House Hunting: Find the Right Fit for You
With so many choices and variables, how do you find the perfect fit? Before you start riding in cars with realtors, it's a good idea to narrow down the playing field by looking at what would fit you best. Here's where to look:
What do you already own that your new home would need to accommodate? If your dining suite is one that you cherish, use often and happens to be huge, then add "large dining room" to your Must Have list. Carry this logic through your space and you should come to some conclusions about what is essential in a new home. While you're at it, take a look at your personal style; it can also give you valuable clues as to what you really want. For example, if you're surrounded by lace, chintz and silver you might be more drawn to a Victorian style home. If your style tends more to clean lines and a modern look, then loft-like spaces or open concept homes will probably hold more appeal.
What is out in the world that catches your attention? Is it a brick exterior or cedar shingles that make a house feel like home to you? Consider the different styles of houses that you like, and see if there are any common elements among them. Another place to look is at the style and size of any new items you plan to acquire. Taking an outside inventory of what appeals to you can help narrow down your search.
Look at Your Requirements
It's helpful to take a head count and look at what features are vital to each member of your family. How many of you are going to live there, and are any more expected shortly? How many of you need home offices or parking spaces or playgrounds or workshops? This will give you an idea of the size and number of rooms you require, as well as clues to locations or types of housing. Make sure you include pets and consider what's best for them. This may move a fenced yard to the top of your list.
Taking stock of any special needs or limitations you have will also help you clarify your choices. If climbing stairs is not an option, a single storey dwelling is likely to be the best fit. Anyone who has sworn off snow shoveling or leaf raking (or simply doesn't have the time for it) may find that a condominium set-up, where someone else does the big chores, is what they're looking for. If you work a night shift, and need to sleep during the day, make sure your bedroom window isn't facing the rising sun (or in close proximity to a schoolyard or playground). Finally, if you're not the handyman type and don't have a large budget or the patience for renovations, you may want to skip past fixer-uppers, no matter how tempting a deal they are.
Look at Your Lifestyle
Look at your lifestyle to gain insight to your best locations. If you're planning to stay awhile, and are also planning on children (or already have them), then you'll want to find a neighbourhood that's kid friendly and has great schools. Another consideration should be your work commute. Will your new location support you in getting to work on time, in the usual way?

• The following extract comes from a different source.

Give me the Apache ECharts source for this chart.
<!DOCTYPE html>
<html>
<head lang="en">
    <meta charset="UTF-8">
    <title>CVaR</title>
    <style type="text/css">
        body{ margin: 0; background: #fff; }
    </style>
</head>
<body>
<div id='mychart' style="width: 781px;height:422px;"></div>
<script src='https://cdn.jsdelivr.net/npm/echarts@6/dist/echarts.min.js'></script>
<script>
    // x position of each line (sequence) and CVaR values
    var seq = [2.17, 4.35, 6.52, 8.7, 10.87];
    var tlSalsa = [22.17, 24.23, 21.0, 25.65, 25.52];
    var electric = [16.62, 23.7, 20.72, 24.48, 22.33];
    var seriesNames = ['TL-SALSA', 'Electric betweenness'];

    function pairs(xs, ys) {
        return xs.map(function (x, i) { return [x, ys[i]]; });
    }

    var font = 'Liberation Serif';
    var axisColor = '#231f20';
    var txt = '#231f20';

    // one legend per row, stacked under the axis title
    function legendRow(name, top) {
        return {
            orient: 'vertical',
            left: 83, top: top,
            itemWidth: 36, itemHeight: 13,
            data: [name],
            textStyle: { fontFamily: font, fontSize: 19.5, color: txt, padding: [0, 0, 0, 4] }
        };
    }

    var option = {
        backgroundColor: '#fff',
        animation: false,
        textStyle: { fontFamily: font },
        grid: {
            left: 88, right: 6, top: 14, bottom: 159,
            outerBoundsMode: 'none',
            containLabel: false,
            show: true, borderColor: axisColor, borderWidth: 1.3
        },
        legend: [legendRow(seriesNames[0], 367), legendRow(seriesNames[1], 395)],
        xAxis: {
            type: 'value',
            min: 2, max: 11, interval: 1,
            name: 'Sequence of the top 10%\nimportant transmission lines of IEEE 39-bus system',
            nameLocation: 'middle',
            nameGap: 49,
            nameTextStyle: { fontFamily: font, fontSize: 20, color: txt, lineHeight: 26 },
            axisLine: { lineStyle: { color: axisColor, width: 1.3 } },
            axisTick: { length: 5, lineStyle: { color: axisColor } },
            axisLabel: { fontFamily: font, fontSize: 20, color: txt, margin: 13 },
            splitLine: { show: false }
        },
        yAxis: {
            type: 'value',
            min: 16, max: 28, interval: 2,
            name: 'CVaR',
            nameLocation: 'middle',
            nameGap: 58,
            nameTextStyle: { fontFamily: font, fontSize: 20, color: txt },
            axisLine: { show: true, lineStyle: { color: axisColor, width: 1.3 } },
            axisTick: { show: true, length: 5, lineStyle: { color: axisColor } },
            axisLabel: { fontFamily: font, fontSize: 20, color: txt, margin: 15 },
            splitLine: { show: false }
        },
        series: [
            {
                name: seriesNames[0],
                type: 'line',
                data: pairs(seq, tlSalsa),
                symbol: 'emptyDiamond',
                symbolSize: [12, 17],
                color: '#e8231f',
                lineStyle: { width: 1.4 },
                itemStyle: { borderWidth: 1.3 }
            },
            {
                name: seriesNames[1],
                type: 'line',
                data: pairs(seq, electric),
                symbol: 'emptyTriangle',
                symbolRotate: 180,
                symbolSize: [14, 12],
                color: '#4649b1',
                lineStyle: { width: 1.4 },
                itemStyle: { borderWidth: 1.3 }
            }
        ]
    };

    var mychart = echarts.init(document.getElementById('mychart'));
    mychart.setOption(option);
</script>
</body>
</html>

Make sure it has what you need, whether that's access to public transportation or parking spots. Does your usual routine depend on being close to shops or nightlife, or do you prefer quieter surroundings?

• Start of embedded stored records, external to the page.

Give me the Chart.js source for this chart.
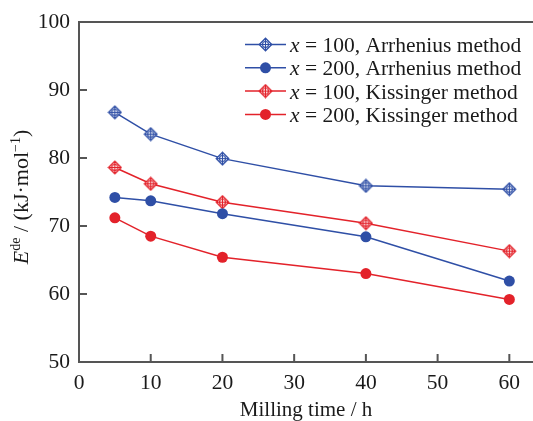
<!DOCTYPE html>
<html>
<head>
<meta charset="utf-8">
<script src="https://cdn.jsdelivr.net/npm/chart.js@4.4.1/dist/chart.umd.min.js"></script>
<style>
  html, body { margin: 0; padding: 0; background: #fff; overflow: hidden; }
</style>
</head>
<body>
<canvas id="chart" width="533" height="421"></canvas>
<script>
// milling time (h) and activation energies (kJ/mol)
const millingTime = [5, 10, 20, 40, 60];
const arrhenius100 = [86.7, 83.5, 79.9, 75.9, 75.4];
const arrhenius200 = [74.2, 73.7, 71.8, 68.4, 61.9];
const kissinger100 = [78.6, 76.2, 73.5, 70.4, 66.3];
const kissinger200 = [71.2, 68.5, 65.4, 63.0, 59.2];
const seriesNames = [' = 100, Arrhenius method', ' = 200, Arrhenius method',
                     ' = 100, Kissinger method', ' = 200, Kissinger method'];
const xTickValues = [0, 10, 20, 30, 40, 50, 60];

const BLUE = '#2f4fa6';
const RED = '#e3222a';
const AXIS = '#555555';
const TEXT = '#1a1a1a';
const SERIF = '"Liberation Serif", "Times New Roman", serif';

// diamond with a crossed circle inside
const diamondMarker = (color) => {
  const c = document.createElement('canvas');
  c.width = 15; c.height = 15;
  const g = c.getContext('2d');
  g.strokeStyle = color;
  g.fillStyle = '#fff';
  g.lineWidth = 1.4;
  g.beginPath();
  g.moveTo(7.5, 1.3); g.lineTo(13.7, 7.5); g.lineTo(7.5, 13.7); g.lineTo(1.3, 7.5);
  g.closePath();
  g.fill(); g.stroke();
  g.lineWidth = 1.1;
  g.beginPath();
  g.arc(7.5, 7.5, 3, 0, Math.PI * 2);
  g.stroke();
  g.beginPath();
  g.moveTo(7.5, 2); g.lineTo(7.5, 13);
  g.moveTo(2, 7.5); g.lineTo(13, 7.5);
  g.stroke();
  return c;
};

const toPoints = (ys) => millingTime.map((x, i) => ({ x: x, y: ys[i] }));

const makeSet = (label, ys, color, open) => ({
  label: label,
  data: toPoints(ys),
  borderColor: color,
  backgroundColor: color,
  borderWidth: 1.5,
  pointStyle: open ? diamondMarker(color) : 'circle',
  pointRadius: open ? 7 : 5.5,
  pointBorderWidth: 0,
  pointHoverRadius: open ? 7 : 5.5,
  fill: false,
  tension: 0
});

// inward ticks, top frame line, legend and y title
const decorations = {
  id: 'decorations',
  afterDraw(chart) {
    const ctx = chart.ctx;
    const area = chart.chartArea;
    const xs = chart.scales.x;
    const ys = chart.scales.y;
    ctx.save();
    ctx.strokeStyle = AXIS;
    ctx.lineWidth = 2;
    ctx.beginPath();
    ctx.moveTo(area.left - 1, area.top);
    ctx.lineTo(area.right, area.top);
    xs.ticks.forEach(t => {
      const px = xs.getPixelForValue(t.value);
      ctx.moveTo(px, area.bottom);
      ctx.lineTo(px, area.bottom - 8);
    });
    ys.ticks.forEach(t => {
      const py = ys.getPixelForValue(t.value);
      ctx.moveTo(area.left, py);
      ctx.lineTo(area.left + 8, py);
    });
    ctx.stroke();

    // legend
    chart.data.datasets.forEach((ds, i) => {
      const y = 44.5 + i * 23.3;
      ctx.strokeStyle = ds.borderColor;
      ctx.lineWidth = 1.5;
      ctx.beginPath();
      ctx.moveTo(245, y); ctx.lineTo(286, y);
      ctx.stroke();
      if (typeof ds.pointStyle === 'string') {
        ctx.fillStyle = ds.backgroundColor;
        ctx.beginPath();
        ctx.arc(265.5, y, ds.pointRadius, 0, Math.PI * 2);
        ctx.fill();
      } else {
        ctx.drawImage(ds.pointStyle, 265.5 - 7.5, y - 7.5);
      }
      ctx.fillStyle = TEXT;
      ctx.textBaseline = 'alphabetic';
      ctx.textAlign = 'left';
      ctx.font = 'italic 21.5px ' + SERIF;
      ctx.fillText('x', 290, y + 7.5);
      const w = ctx.measureText('x').width;
      ctx.font = '21.5px ' + SERIF;
      ctx.fillText(ds.label, 290 + w, y + 7.5);
    });

    // y axis title with superscripts
    const parts = [
      { t: 'E', f: 'italic 22px ' + SERIF, dy: 0 },
      { t: 'de', f: '14px ' + SERIF, dy: -8 },
      { t: ' / (kJ\u00b7mol', f: '22px ' + SERIF, dy: 0 },
      { t: '\u22121', f: '14px ' + SERIF, dy: -8 },
      { t: ')', f: '22px ' + SERIF, dy: 0 }
    ];
    let total = 0;
    parts.forEach(p => { ctx.font = p.f; p.w = ctx.measureText(p.t).width; total += p.w; });
    ctx.fillStyle = TEXT;
    ctx.translate(28, 197);
    ctx.rotate(-Math.PI / 2);
    let cx = -total / 2;
    parts.forEach(p => {
      ctx.font = p.f;
      ctx.fillText(p.t, cx, p.dy);
      cx += p.w;
    });
    ctx.restore();
  }
};

Chart.defaults.font.family = SERIF;
Chart.defaults.color = TEXT;

new Chart(document.getElementById('chart'), {
  type: 'line',
  data: {
    datasets: [
      makeSet(seriesNames[0], arrhenius100, BLUE, true),
      makeSet(seriesNames[1], arrhenius200, BLUE, false),
      makeSet(seriesNames[2], kissinger100, RED, true),
      makeSet(seriesNames[3], kissinger200, RED, false)
    ]
  },
  options: {
    responsive: false,
    devicePixelRatio: 1,
    animation: false,
    layout: { autoPadding: false, padding: { left: 0, right: 0, top: 20, bottom: 0 } },
    plugins: {
      legend: { display: false },
      tooltip: { enabled: false }
    },
    scales: {
      x: {
        type: 'linear',
        min: 0,
        max: 63.3,
        afterBuildTicks: (scale) => {
          scale.ticks = xTickValues.map(v => ({ value: v }));
        },
        afterFit: (scale) => {
          scale.height = 59;
          scale.paddingLeft = 0;
          scale.paddingRight = 0;
        },
        grid: { display: false, drawTicks: false },
        border: { display: true, color: AXIS, width: 2 },
        ticks: { font: { size: 21.5 }, color: TEXT, padding: 8, maxRotation: 0 },
        title: {
          display: true,
          text: 'Milling time / h',
          font: { size: 21 },
          color: TEXT,
          padding: { top: 0, bottom: -2 }
        }
      },
      y: {
        min: 50,
        max: 100,
        ticks: { stepSize: 10, font: { size: 21.5 }, color: TEXT, padding: 9 },
        afterFit: (scale) => { scale.width = 79; },
        grid: { display: false, drawTicks: false },
        border: { display: true, color: AXIS, width: 2 }
      }
    }
  },
  plugins: [decorations]
});
</script>
</body>
</html>
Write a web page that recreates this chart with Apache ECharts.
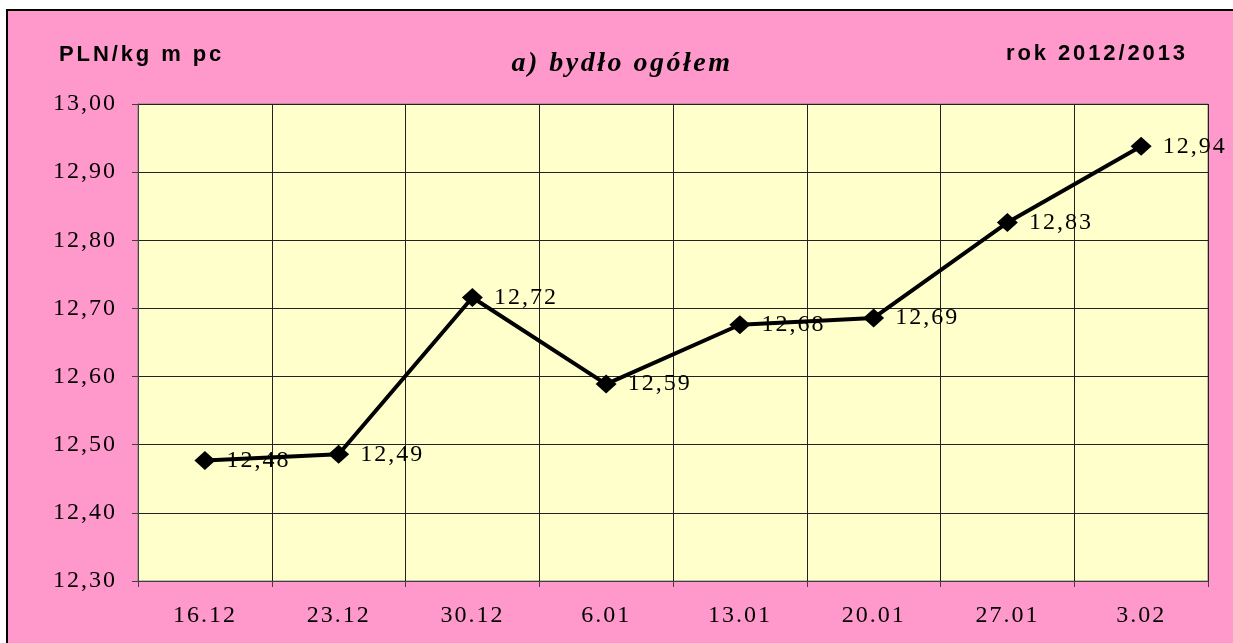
<!DOCTYPE html>
<html>
<head>
<meta charset="utf-8">
<script src="https://cdn.jsdelivr.net/npm/echarts/dist/echarts.min.js"></script>
<style>
html,body{margin:0;padding:0;background:#fff;}
#chart{width:1233px;height:643px;}
</style>
</head>
<body>
<div id="chart"></div>
<script>
var categories = ['16.12', '23.12', '30.12', '6.01', '13.01', '20.01', '27.01', '3.02'];
var prices = [12.477, 12.486, 12.716, 12.589, 12.676, 12.686, 12.826, 12.938];
var yMin = 12.30, yMax = 13.00, yStep = 0.10;
var unitLabel = 'PLN/kg m pc';
var chartTitle = 'a) bydło ogółem';
var yearLabel = 'rok 2012/2013';

// widen letter spacing like the original (Excel-scaled) text
(function () {
  var proto = window.CanvasRenderingContext2D && CanvasRenderingContext2D.prototype;
  if (!proto || !('letterSpacing' in proto)) return;
  var desc = Object.getOwnPropertyDescriptor(proto, 'font');
  if (!desc || !desc.set) return;
  Object.defineProperty(proto, 'font', {
    configurable: true,
    get: function () { return desc.get.call(this); },
    set: function (v) {
      desc.set.call(this, v);
      var s = '0px';
      if (/italic/.test(v)) s = '2.5px';
      else if (/Liberation Sans/.test(v) && /bold/.test(v)) s = '2.9px';
      else if (/Liberation Serif/.test(v)) s = '2px';
      try { this.letterSpacing = s; } catch (e) {}
    }
  });
})();

var chart = echarts.init(document.getElementById('chart'));
var fmt = function (v) { return Number(v).toFixed(2).replace('.', ','); };
var serif = '"Liberation Serif", "Times New Roman", serif';
var sans = '"Liberation Sans", Arial, sans-serif';

chart.setOption({
  backgroundColor: '#ffffff',
  animation: false,
  graphic: [
    { type: 'rect', z: -100, silent: true,
      shape: { x: 7, y: 10, width: 1300, height: 700 },
      style: { fill: '#FF99CC', stroke: '#000', lineWidth: 2 } },
    { type: 'text', x: 59, y: 55, z: 10,
      style: { text: unitLabel, font: 'bold 22px ' + sans, fill: '#000',
               textAlign: 'left', textVerticalAlign: 'middle' } },
    { type: 'text', x: 622, y: 64, z: 10,
      style: { text: chartTitle, font: 'italic bold 28px ' + serif, fill: '#000',
               textAlign: 'center', textVerticalAlign: 'middle' } },
    { type: 'text', x: 1188, y: 54, z: 10,
      style: { text: yearLabel, font: 'bold 22px ' + sans, fill: '#000',
               textAlign: 'right', textVerticalAlign: 'middle' } }
  ],
  grid: {
    left: 138, right: 25, top: 104, bottom: 62,
    show: true, backgroundColor: '#FFFFCC', borderColor: '#808080', borderWidth: 1
  },
  xAxis: {
    type: 'category',
    data: categories,
    boundaryGap: true,
    axisLine: { lineStyle: { color: '#404040', width: 1 } },
    axisTick: { show: true, length: 6, alignWithLabel: false, lineStyle: { color: '#404040' } },
    axisLabel: { fontFamily: serif, fontSize: 24, color: '#000', margin: 22 },
    splitLine: { show: true, lineStyle: { color: '#222', width: 1 } }
  },
  yAxis: {
    type: 'value',
    min: yMin, max: yMax, interval: yStep,
    axisLine: { show: true, lineStyle: { color: '#404040', width: 1 } },
    axisTick: { show: true, length: 6, lineStyle: { color: '#404040' } },
    axisLabel: { fontFamily: serif, fontSize: 24, color: '#000', margin: 21, formatter: fmt },
    splitLine: { show: true, lineStyle: { color: '#222', width: 1 } }
  },
  series: [{
    type: 'line',
    data: prices,
    symbol: 'diamond',
    symbolSize: [21, 19],
    lineStyle: { color: '#000', width: 4 },
    itemStyle: { color: '#000' },
    label: {
      show: true, position: 'right', distance: 11,
      fontFamily: serif, fontSize: 24, color: '#000',
      formatter: function (p) { return fmt(p.value); }
    }
  }]
});
</script>
</body>
</html>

Your lifestyle can also determine the best layout for your home. Look at how you spend your time, how you relax and interact. You may find that the dining room is rarely used, while the family room is definitely the place to be. Similarly, look at how you entertain. Do you have overnight guests often enough that a guest room is a necessity? If your idea of a fun evening is cooking with your guests, then an open kitchen with lots of gallery seating may top your list. People who do most of their entertaining and socializing in public spaces may find a galley kitchen with an eating bar better suited to their needs.